東大ら,交互積層型の電荷移動錯体の高伝導化に成功

東京大学,分子科学研究所,岡山理科大学,高輝度光科学研究センター(JASRI)は,分子軌道に着目した新しい設計により,交互積層型電荷移動錯体の高伝導化に成功し,一次元単結晶において室温・常圧で最高の伝導度を達成した(ニュースリリース)。

有機伝導体の材料研究は,有機伝導体単結晶は溶液加工性に乏しく,大量合成に不向きであるとされていることから遅れており,デバイス研究との間に隔たりがある。こうした隔たりを繋ぎうる次世代材料として,電子の豊富なドナー分子と電子の不足したアクセプター分子とで形成される電荷移動錯体への期待が高まっている。

電荷移動錯体は,ドナーとアクセプターが交互に積層した「交互積層型」とドナーとアクセプターが分離して積層した「分離積層型」に分類される。分離積層型錯体においては,これまでに金属状態を含む高い伝導性を示す錯体が見つかっているが,比較的得られやすい交互積層型電荷移動錯体はほとんど電気が流れないというのが通説となっていた。

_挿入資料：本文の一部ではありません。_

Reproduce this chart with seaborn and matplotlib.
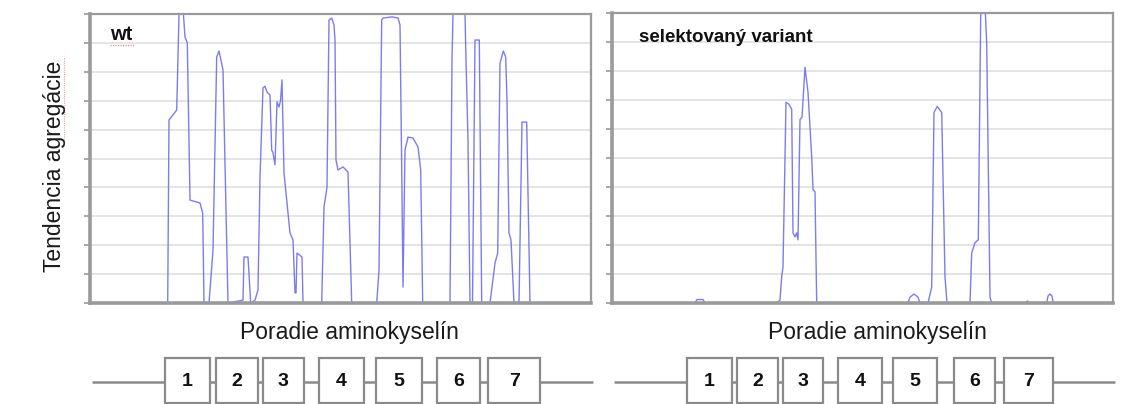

こうした伝導性の低さは,ドナーからアクセプターへ移動する電子の量を示す電荷移動量δが,0〜0.4の中性領域,もしくはδ >0.75のイオン性領域にあることで,電荷輸送に携わる実効的なキャリアが少ないことが原因と考えられてきた。中性-イオン性の境界領域にある電荷移動錯体を合成すれば電気がよく流れるのではないかと期待されてきたものの,そうした錯体は数十年にわたって実現されずにいた。

研究グループでは,電子の豊富なドナー分子としてドープ型ポリ(3,4-エチレンジオキシチオフェン)(PEDOT)のオリゴマーモデルを近年開発している。その最短の二量体およびその酸素/硫黄原子置換体が,電子不足なフッ素置換テトラシアノキノジメタン類に対して,中性-イオン性の境界領域の錯体を構築するのに理想的な電子構造をもっていることに気がついた。

こうした境界領域を実現するには,ドナーの最高占有分子軌道(HOMO)とアクセプターの最低非占有分子軌道(LUMO)の間での小さなエネルギー差をもつことが必須と予想されてきており,2O/2SドナーとF4/F2アクセプターの組み合わせは,そうした条件をよく満たす。さらに電荷移動後の分子軌道形態の対称性もよく一致しており,両軌道が強く混成した良導性のキャリアの伝導経路の実現が期待される。

この交互積層型電荷移動錯体は大量合成が可能で,また有機溶媒への高い溶解性を示し,溶液中でも長時間安定に存在することから,塗布型伝導体材料としても潜在性が高い。研究グループは,次世代の有機伝導体材料として期待が寄せられるとしている。